Better Living Landscapes director Karen Pegrume says Rodney’s biodiversity has some significant challenges with a huge loss in wetlands, fragmented stands of bush and highly erodible soils with challenging steep hill country. She says the former Rodney council recognised these issues as far back as 1987.

“To have turned our backs on the albeit small inroads into the holistic approach to the environment that has been proven to be successful would have been a travesty to the environment,” she says.

“Ecological restoration is challenging and expensive, and almost always on land that probably should not be in ‘production’,” Ms Pegrume says. “The Hoteo River has some of the highest sediment loadings in a river system in the country and the Kaipara Harbour is silting up, with significant adverse impacts on harbour health and biodiversity.

“Many of our threatened fauna rely on threatened habitats, in particular wetlands, so the benefits of restoring wetlands to create stronger networks of ecosystems across the district can’t be disputed.

“Using incentivised subdivision is the most useful tool at the moment to achieve this in an integrated approach, which includes revegetation, protection of bush and wetlands, and restoration of those environments.
“Council has started monitoring covenants and, overall, the outcomes are good with Council at this stage taking a proactive approach to encourage compliance.”

Council planning north/west manager Warren Maclennan says the key points that the Environment Court decision changes to Council’s provisions are:

•     Smaller ecological areas are required  to be protected for each site (two-hectares of existing bush for the first site compared to five-hectares under Council rules)

•     The ecological area is not requiredto be an identified Significant Ecological Area (SEA) in the plan, although it must meet criteria

•     It removes the ‘cap’ of three on the number of sites that can be subdivided and located on a ruralsite (Council wanted any additional sites above the three to be transferred to the countryside living zone)

•     Changes the language of the plan to be less directive about where receiver areas for title transfers are (Councilwanted countryside living only)

Mr Maclennan says Council’s concerns in the Environment Court case were around the likely increased subdivision from these changes and the effects of this subdivision on rural production, rural character and amenity, the overall growth concept for Auckland, and the degree of ecological benefits. He says Council’s legal and planning team are currently reviewing the decision.

In the court decision, Judge Jeff Smith said that on balance, the court concluded the IHP provisions would provide better protection by requiring active steps in relation to the protection of vegetation, and supporting these by registered covenants where subdivision was in prospect.

“Where it provides an opportunity for transferable rights, it appears that the Council has decided in its policy to utilise the countryside living zone to absorb future growth capacity by allowing significantly greater subdivision. Nevertheless, we recognise that there are potential adverse impacts involved in this if it provides an opportunity for in-situ development.

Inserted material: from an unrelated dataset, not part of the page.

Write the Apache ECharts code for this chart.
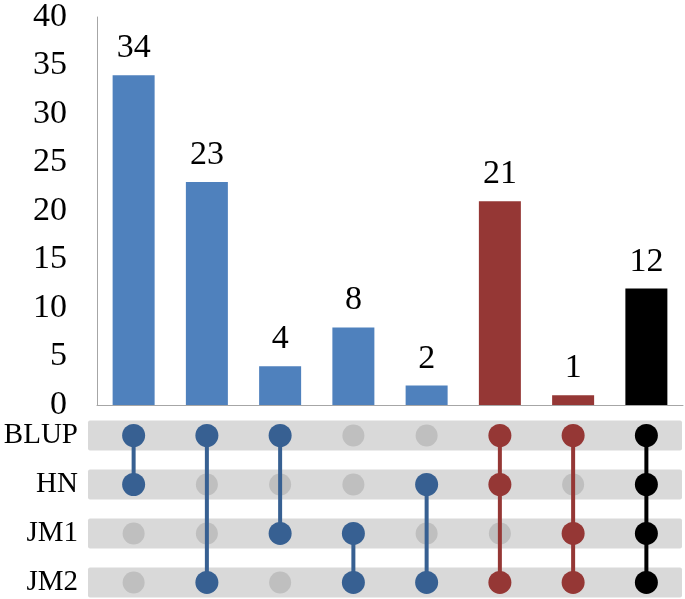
<!DOCTYPE html>
<html>
<head>
<meta charset="utf-8">
<script src="https://cdn.jsdelivr.net/npm/echarts@6/dist/echarts.min.js"></script>
<style>html,body{margin:0;padding:0;background:#fff;}#c{width:685px;height:599px;}</style>
</head>
<body>
<div id="c"></div>
<script>
// ---- data ----
var combos = ['BLUP+HN', 'BLUP+JM2', 'BLUP+JM1', 'JM1+JM2', 'HN+JM2', 'BLUP+HN+JM2', 'BLUP+JM1+JM2', 'ALL'];
var counts = [34, 23, 4, 8, 2, 21, 1, 12];
var sets = ['JM2', 'JM1', 'HN', 'BLUP']; // bottom to top, rows 1..4
var rowValues = [1, 2, 3, 4];
var members = [
  ['BLUP', 'HN'],
  ['BLUP', 'JM2'],
  ['BLUP', 'JM1'],
  ['JM1', 'JM2'],
  ['HN', 'JM2'],
  ['BLUP', 'HN', 'JM2'],
  ['BLUP', 'JM1', 'JM2'],
  ['BLUP', 'HN', 'JM1', 'JM2']
];
var groups = ['blue', 'blue', 'blue', 'blue', 'blue', 'red', 'red', 'black'];
var yTicks = [0, 5, 10, 15, 20, 25, 30, 35, 40];

// ---- styles ----
var barColors = { blue: '#4F81BD', red: '#953735', black: '#000000' };
var dotColors = { blue: '#376092', red: '#953735', black: '#000000' };
var FONT = '"Liberation Serif", "Times New Roman", serif';

function rowOf(s) { return rowValues[sets.indexOf(s)]; }

var barData = counts.map(function (v, i) {
  return { value: v, itemStyle: { color: barColors[groups[i]] } };
});

var activeDots = [], greyDots = [], links = [];
members.forEach(function (m, i) {
  sets.forEach(function (s) {
    if (m.indexOf(s) >= 0) activeDots.push({ value: [i, rowOf(s)], itemStyle: { color: dotColors[groups[i]], opacity: 1 } });
    else greyDots.push([i, rowOf(s)]);
  });
  var rows = m.map(rowOf);
  links.push([i, Math.min.apply(null, rows), Math.max.apply(null, rows), groups[i]]);
});
var bandData = rowValues.map(function (r) { return [0, r]; });

var chart = echarts.init(document.getElementById('c'), null, { renderer: 'canvas' });
chart.setOption({
  animation: false,
  backgroundColor: '#ffffff',
  grid: [
    { left: 97, right: 2, top: 13, height: 392 },
    { left: 97, right: 2, top: 411, bottom: 0 }
  ],
  xAxis: [
    { type: 'category', gridIndex: 0, data: combos,
      axisLine: { show: true, lineStyle: { color: '#A6A6A6', width: 1 } },
      axisTick: { show: false }, axisLabel: { show: false } },
    { type: 'category', gridIndex: 1, data: combos,
      axisLine: { show: false }, axisTick: { show: false }, axisLabel: { show: false } }
  ],
  yAxis: [
    { type: 'value', gridIndex: 0, min: yTicks[0], max: yTicks[yTicks.length - 1], interval: 5,
      splitLine: { show: false },
      axisLine: { show: true, lineStyle: { color: '#A6A6A6', width: 1 } },
      axisTick: { show: false },
      axisLabel: { fontFamily: FONT, fontSize: 34, color: '#000', margin: 30 } },
    { type: 'value', gridIndex: 1, min: 0.663, max: 4.5,
      axisLine: { show: false }, axisTick: { show: false }, splitLine: { show: false },
      axisLabel: { customValues: rowValues, showMinLabel: true, showMaxLabel: true,
        formatter: function (v) { return sets[rowValues.indexOf(Math.round(v))] || ''; },
        fontFamily: FONT, fontSize: 29, color: '#000', margin: 19 } }
  ],
  series: [
    { type: 'bar', xAxisIndex: 0, yAxisIndex: 0, data: barData, barWidth: 42,
      label: { show: true, position: 'top', distance: 10, fontFamily: FONT, fontSize: 34, color: '#000' } },
    { type: 'custom', xAxisIndex: 1, yAxisIndex: 1, data: bandData, z: 1, clip: false,
      renderItem: function (params, api) {
        var cs = params.coordSys;
        var p = api.coord([0, api.value(1)]);
        return { type: 'rect',
          shape: { x: cs.x - 9, y: p[1] - 15, width: cs.width + 9 - 1, height: 30, r: 2 },
          style: { fill: '#D9D9D9' } };
      } },
    { type: 'scatter', xAxisIndex: 1, yAxisIndex: 1, data: greyDots, symbolSize: 22, z: 2,
      itemStyle: { color: '#BFBFBF', opacity: 1 } },
    { type: 'custom', xAxisIndex: 1, yAxisIndex: 1, data: links, z: 3,
      encode: { x: 0, y: [1, 2] },
      renderItem: function (params, api) {
        var g = links[params.dataIndex][3];
        var a = api.coord([api.value(0), api.value(1)]);
        var b = api.coord([api.value(0), api.value(2)]);
        return { type: 'line', shape: { x1: a[0], y1: a[1], x2: b[0], y2: b[1] },
          style: { stroke: dotColors[g], lineWidth: 4 } };
      } },
    { type: 'scatter', xAxisIndex: 1, yAxisIndex: 1, data: activeDots, symbolSize: 23, z: 4,
      itemStyle: { opacity: 1 } }
  ]
});
</script>
</body>
</html>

“For in-situ development, whether as non-complying or restricted discretionary, the exercise of Council’s discretions in regard to the objectives and policies would require controls (through consent conditions) to be imposed to ensure that the values of Schedule 3 areas are not compromised, and the outcomes anticipated by the plan for protection are achieved.”


Courting confusion
Anyone who has struggled to understand Auckland Council planning documents can be reassured that they are in good company. Few would be expected to understand and interpret planning rules and regulations better than a judge in the Environment Court. However, during the recent hearing on rural subdivisions, Judge Jeff Smith made repeated references to the difficulty of dealing with the electronic-only approach Council had taken to the Auckland Unitary Plan. He remarked several times on the confusion of not knowing the status of the plan and its provisions, which parts were subject to appeal, which were deemed ‘approved’, ‘operative’ or ‘treated as operative’. As a result, many witnesses were using different versions of the plan in preparing their evidence.